Given exercise: Your task is to give the data again, exactly, with every line intact.

Figure scripts:

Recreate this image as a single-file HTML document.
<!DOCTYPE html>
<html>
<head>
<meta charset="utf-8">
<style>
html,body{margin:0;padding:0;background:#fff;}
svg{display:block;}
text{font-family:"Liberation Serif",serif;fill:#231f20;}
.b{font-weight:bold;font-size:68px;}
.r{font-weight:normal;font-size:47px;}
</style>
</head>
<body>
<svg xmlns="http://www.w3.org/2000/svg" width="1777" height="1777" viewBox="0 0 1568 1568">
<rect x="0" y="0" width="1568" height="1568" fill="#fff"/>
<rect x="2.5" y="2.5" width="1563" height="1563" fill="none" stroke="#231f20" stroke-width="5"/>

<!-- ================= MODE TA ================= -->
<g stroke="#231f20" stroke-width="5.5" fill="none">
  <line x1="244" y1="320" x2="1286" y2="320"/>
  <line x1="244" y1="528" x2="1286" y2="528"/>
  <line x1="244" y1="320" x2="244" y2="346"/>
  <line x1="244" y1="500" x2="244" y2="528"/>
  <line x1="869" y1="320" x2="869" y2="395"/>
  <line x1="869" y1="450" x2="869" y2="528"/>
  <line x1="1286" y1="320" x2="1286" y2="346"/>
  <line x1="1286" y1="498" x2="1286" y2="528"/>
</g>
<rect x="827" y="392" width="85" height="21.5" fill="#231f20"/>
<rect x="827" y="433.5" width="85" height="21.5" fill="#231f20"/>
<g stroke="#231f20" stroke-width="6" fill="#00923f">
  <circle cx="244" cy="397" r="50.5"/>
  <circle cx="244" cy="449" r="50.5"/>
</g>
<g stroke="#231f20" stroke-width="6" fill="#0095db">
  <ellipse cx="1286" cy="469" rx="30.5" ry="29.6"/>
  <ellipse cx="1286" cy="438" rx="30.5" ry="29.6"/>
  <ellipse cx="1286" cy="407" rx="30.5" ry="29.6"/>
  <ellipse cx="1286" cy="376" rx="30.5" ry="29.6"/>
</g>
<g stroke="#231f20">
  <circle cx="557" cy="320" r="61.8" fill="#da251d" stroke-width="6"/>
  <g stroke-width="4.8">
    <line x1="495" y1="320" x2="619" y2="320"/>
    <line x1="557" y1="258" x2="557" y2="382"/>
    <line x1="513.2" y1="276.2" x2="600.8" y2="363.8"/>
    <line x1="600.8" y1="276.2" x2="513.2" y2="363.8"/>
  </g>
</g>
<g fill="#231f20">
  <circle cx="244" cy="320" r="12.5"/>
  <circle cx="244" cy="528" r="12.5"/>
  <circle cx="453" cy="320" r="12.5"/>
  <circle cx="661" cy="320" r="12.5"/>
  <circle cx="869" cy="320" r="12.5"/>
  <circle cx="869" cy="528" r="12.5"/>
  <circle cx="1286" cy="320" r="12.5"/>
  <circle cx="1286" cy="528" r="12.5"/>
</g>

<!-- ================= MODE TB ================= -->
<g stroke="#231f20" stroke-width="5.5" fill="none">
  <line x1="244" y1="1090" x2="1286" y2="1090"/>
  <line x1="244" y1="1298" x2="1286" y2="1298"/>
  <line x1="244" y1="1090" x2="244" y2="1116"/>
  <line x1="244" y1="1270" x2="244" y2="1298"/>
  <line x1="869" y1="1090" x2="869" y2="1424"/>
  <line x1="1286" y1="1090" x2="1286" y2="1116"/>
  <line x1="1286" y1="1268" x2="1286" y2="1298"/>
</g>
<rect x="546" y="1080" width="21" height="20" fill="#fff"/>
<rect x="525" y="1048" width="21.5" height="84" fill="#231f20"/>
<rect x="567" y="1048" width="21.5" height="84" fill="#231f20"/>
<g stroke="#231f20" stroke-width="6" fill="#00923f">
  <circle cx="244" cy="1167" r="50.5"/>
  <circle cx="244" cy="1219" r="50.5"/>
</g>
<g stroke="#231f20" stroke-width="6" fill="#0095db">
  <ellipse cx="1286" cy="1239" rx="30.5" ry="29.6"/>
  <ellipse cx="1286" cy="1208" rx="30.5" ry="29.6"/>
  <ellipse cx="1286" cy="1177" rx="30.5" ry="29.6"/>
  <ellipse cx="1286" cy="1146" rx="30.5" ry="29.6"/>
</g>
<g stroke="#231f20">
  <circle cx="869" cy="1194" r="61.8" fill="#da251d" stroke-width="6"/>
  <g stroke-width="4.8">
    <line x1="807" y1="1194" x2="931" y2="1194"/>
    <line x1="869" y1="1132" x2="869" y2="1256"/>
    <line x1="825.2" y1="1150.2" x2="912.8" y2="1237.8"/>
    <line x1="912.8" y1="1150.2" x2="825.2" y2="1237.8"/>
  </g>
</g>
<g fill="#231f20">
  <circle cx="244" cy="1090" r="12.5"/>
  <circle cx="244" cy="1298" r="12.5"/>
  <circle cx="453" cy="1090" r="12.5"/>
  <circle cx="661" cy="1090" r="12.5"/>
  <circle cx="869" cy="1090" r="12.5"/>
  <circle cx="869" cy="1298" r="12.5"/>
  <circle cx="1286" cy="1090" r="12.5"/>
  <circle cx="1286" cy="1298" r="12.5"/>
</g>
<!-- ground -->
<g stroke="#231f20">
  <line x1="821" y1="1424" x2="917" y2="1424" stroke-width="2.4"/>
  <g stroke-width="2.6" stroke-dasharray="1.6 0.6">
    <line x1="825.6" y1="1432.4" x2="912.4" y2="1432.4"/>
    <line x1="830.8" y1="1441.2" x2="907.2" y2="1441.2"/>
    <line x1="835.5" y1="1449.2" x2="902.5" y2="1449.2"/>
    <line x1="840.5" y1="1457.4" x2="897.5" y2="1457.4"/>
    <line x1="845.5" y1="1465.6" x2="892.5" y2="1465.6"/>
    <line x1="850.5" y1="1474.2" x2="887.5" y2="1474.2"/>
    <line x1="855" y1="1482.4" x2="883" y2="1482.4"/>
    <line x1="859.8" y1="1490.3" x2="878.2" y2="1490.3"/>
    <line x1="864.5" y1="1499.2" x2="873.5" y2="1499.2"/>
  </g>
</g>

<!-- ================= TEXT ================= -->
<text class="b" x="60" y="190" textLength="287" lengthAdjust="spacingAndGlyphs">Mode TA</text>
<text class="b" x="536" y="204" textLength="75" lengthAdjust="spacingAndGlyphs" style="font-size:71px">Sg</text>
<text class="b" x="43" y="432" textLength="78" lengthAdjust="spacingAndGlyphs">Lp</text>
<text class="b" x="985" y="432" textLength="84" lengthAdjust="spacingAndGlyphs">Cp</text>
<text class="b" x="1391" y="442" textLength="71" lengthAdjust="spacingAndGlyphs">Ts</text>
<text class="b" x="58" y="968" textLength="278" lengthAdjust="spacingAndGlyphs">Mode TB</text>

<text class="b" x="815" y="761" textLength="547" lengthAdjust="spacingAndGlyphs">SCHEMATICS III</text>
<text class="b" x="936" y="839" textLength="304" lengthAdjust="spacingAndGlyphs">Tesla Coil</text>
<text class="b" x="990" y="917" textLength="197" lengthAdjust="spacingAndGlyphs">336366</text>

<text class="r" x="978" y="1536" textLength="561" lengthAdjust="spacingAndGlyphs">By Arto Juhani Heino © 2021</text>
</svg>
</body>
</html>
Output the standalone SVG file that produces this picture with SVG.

Exercise result:
Recreate this image as a single-file HTML document.
<!DOCTYPE html>
<html>
<head>
<meta charset="utf-8">
<style>
html,body{margin:0;padding:0;background:#fff;}
svg{display:block;}
text{font-family:"Liberation Serif",serif;fill:#231f20;}
.b{font-weight:bold;font-size:68px;}
.r{font-weight:normal;font-size:47px;}
</style>
</head>
<body>
<svg xmlns="http://www.w3.org/2000/svg" width="1777" height="1777" viewBox="0 0 1568 1568">
<rect x="0" y="0" width="1568" height="1568" fill="#fff"/>
<rect x="2.5" y="2.5" width="1563" height="1563" fill="none" stroke="#231f20" stroke-width="5"/>

<!-- ================= MODE TA ================= -->
<g stroke="#231f20" stroke-width="5.5" fill="none">
  <line x1="244" y1="320" x2="1286" y2="320"/>
  <line x1="244" y1="528" x2="1286" y2="528"/>
  <line x1="244" y1="320" x2="244" y2="346"/>
  <line x1="244" y1="500" x2="244" y2="528"/>
  <line x1="869" y1="320" x2="869" y2="395"/>
  <line x1="869" y1="450" x2="869" y2="528"/>
  <line x1="1286" y1="320" x2="1286" y2="346"/>
  <line x1="1286" y1="498" x2="1286" y2="528"/>
</g>
<rect x="827" y="392" width="85" height="21.5" fill="#231f20"/>
<rect x="827" y="433.5" width="85" height="21.5" fill="#231f20"/>
<g stroke="#231f20" stroke-width="6" fill="#00923f">
  <circle cx="244" cy="397" r="50.5"/>
  <circle cx="244" cy="449" r="50.5"/>
</g>
<g stroke="#231f20" stroke-width="6" fill="#0095db">
  <ellipse cx="1286" cy="469" rx="30.5" ry="29.6"/>
  <ellipse cx="1286" cy="438" rx="30.5" ry="29.6"/>
  <ellipse cx="1286" cy="407" rx="30.5" ry="29.6"/>
  <ellipse cx="1286" cy="376" rx="30.5" ry="29.6"/>
</g>
<g stroke="#231f20">
  <circle cx="557" cy="320" r="61.8" fill="#da251d" stroke-width="6"/>
  <g stroke-width="4.8">
    <line x1="495" y1="320" x2="619" y2="320"/>
    <line x1="557" y1="258" x2="557" y2="382"/>
    <line x1="513.2" y1="276.2" x2="600.8" y2="363.8"/>
    <line x1="600.8" y1="276.2" x2="513.2" y2="363.8"/>
  </g>
</g>
<g fill="#231f20">
  <circle cx="244" cy="320" r="12.5"/>
  <circle cx="244" cy="528" r="12.5"/>
  <circle cx="453" cy="320" r="12.5"/>
  <circle cx="661" cy="320" r="12.5"/>
  <circle cx="869" cy="320" r="12.5"/>
  <circle cx="869" cy="528" r="12.5"/>
  <circle cx="1286" cy="320" r="12.5"/>
  <circle cx="1286" cy="528" r="12.5"/>
</g>

<!-- ================= MODE TB ================= -->
<g stroke="#231f20" stroke-width="5.5" fill="none">
  <line x1="244" y1="1090" x2="1286" y2="1090"/>
  <line x1="244" y1="1298" x2="1286" y2="1298"/>
  <line x1="244" y1="1090" x2="244" y2="1116"/>
  <line x1="244" y1="1270" x2="244" y2="1298"/>
  <line x1="869" y1="1090" x2="869" y2="1424"/>
  <line x1="1286" y1="1090" x2="1286" y2="1116"/>
  <line x1="1286" y1="1268" x2="1286" y2="1298"/>
</g>
<rect x="546" y="1080" width="21" height="20" fill="#fff"/>
<rect x="525" y="1048" width="21.5" height="84" fill="#231f20"/>
<rect x="567" y="1048" width="21.5" height="84" fill="#231f20"/>
<g stroke="#231f20" stroke-width="6" fill="#00923f">
  <circle cx="244" cy="1167" r="50.5"/>
  <circle cx="244" cy="1219" r="50.5"/>
</g>
<g stroke="#231f20" stroke-width="6" fill="#0095db">
  <ellipse cx="1286" cy="1239" rx="30.5" ry="29.6"/>
  <ellipse cx="1286" cy="1208" rx="30.5" ry="29.6"/>
  <ellipse cx="1286" cy="1177" rx="30.5" ry="29.6"/>
  <ellipse cx="1286" cy="1146" rx="30.5" ry="29.6"/>
</g>
<g stroke="#231f20">
  <circle cx="869" cy="1194" r="61.8" fill="#da251d" stroke-width="6"/>
  <g stroke-width="4.8">
    <line x1="807" y1="1194" x2="931" y2="1194"/>
    <line x1="869" y1="1132" x2="869" y2="1256"/>
    <line x1="825.2" y1="1150.2" x2="912.8" y2="1237.8"/>
    <line x1="912.8" y1="1150.2" x2="825.2" y2="1237.8"/>
  </g>
</g>
<g fill="#231f20">
  <circle cx="244" cy="1090" r="12.5"/>
  <circle cx="244" cy="1298" r="12.5"/>
  <circle cx="453" cy="1090" r="12.5"/>
  <circle cx="661" cy="1090" r="12.5"/>
  <circle cx="869" cy="1090" r="12.5"/>
  <circle cx="869" cy="1298" r="12.5"/>
  <circle cx="1286" cy="1090" r="12.5"/>
  <circle cx="1286" cy="1298" r="12.5"/>
</g>
<!-- ground -->
<g stroke="#231f20">
  <line x1="821" y1="1424" x2="917" y2="1424" stroke-width="2.4"/>
  <g stroke-width="2.6" stroke-dasharray="1.6 0.6">
    <line x1="825.6" y1="1432.4" x2="912.4" y2="1432.4"/>
    <line x1="830.8" y1="1441.2" x2="907.2" y2="1441.2"/>
    <line x1="835.5" y1="1449.2" x2="902.5" y2="1449.2"/>
    <line x1="840.5" y1="1457.4" x2="897.5" y2="1457.4"/>
    <line x1="845.5" y1="1465.6" x2="892.5" y2="1465.6"/>
    <line x1="850.5" y1="1474.2" x2="887.5" y2="1474.2"/>
    <line x1="855" y1="1482.4" x2="883" y2="1482.4"/>
    <line x1="859.8" y1="1490.3" x2="878.2" y2="1490.3"/>
    <line x1="864.5" y1="1499.2" x2="873.5" y2="1499.2"/>
  </g>
</g>

<!-- ================= TEXT ================= -->
<text class="b" x="60" y="190" textLength="287" lengthAdjust="spacingAndGlyphs">Mode TA</text>
<text class="b" x="536" y="204" textLength="75" lengthAdjust="spacingAndGlyphs" style="font-size:71px">Sg</text>
<text class="b" x="43" y="432" textLength="78" lengthAdjust="spacingAndGlyphs">Lp</text>
<text class="b" x="985" y="432" textLength="84" lengthAdjust="spacingAndGlyphs">Cp</text>
<text class="b" x="1391" y="442" textLength="71" lengthAdjust="spacingAndGlyphs">Ts</text>
<text class="b" x="58" y="968" textLength="278" lengthAdjust="spacingAndGlyphs">Mode TB</text>

<text class="b" x="815" y="761" textLength="547" lengthAdjust="spacingAndGlyphs">SCHEMATICS III</text>
<text class="b" x="936" y="839" textLength="304" lengthAdjust="spacingAndGlyphs">Tesla Coil</text>
<text class="b" x="990" y="917" textLength="197" lengthAdjust="spacingAndGlyphs">336366</text>

<text class="r" x="978" y="1536" textLength="561" lengthAdjust="spacingAndGlyphs">By Arto Juhani Heino © 2021</text>
</svg>
</body>
</html>
Output the standalone SVG file that produces this picture with SVG.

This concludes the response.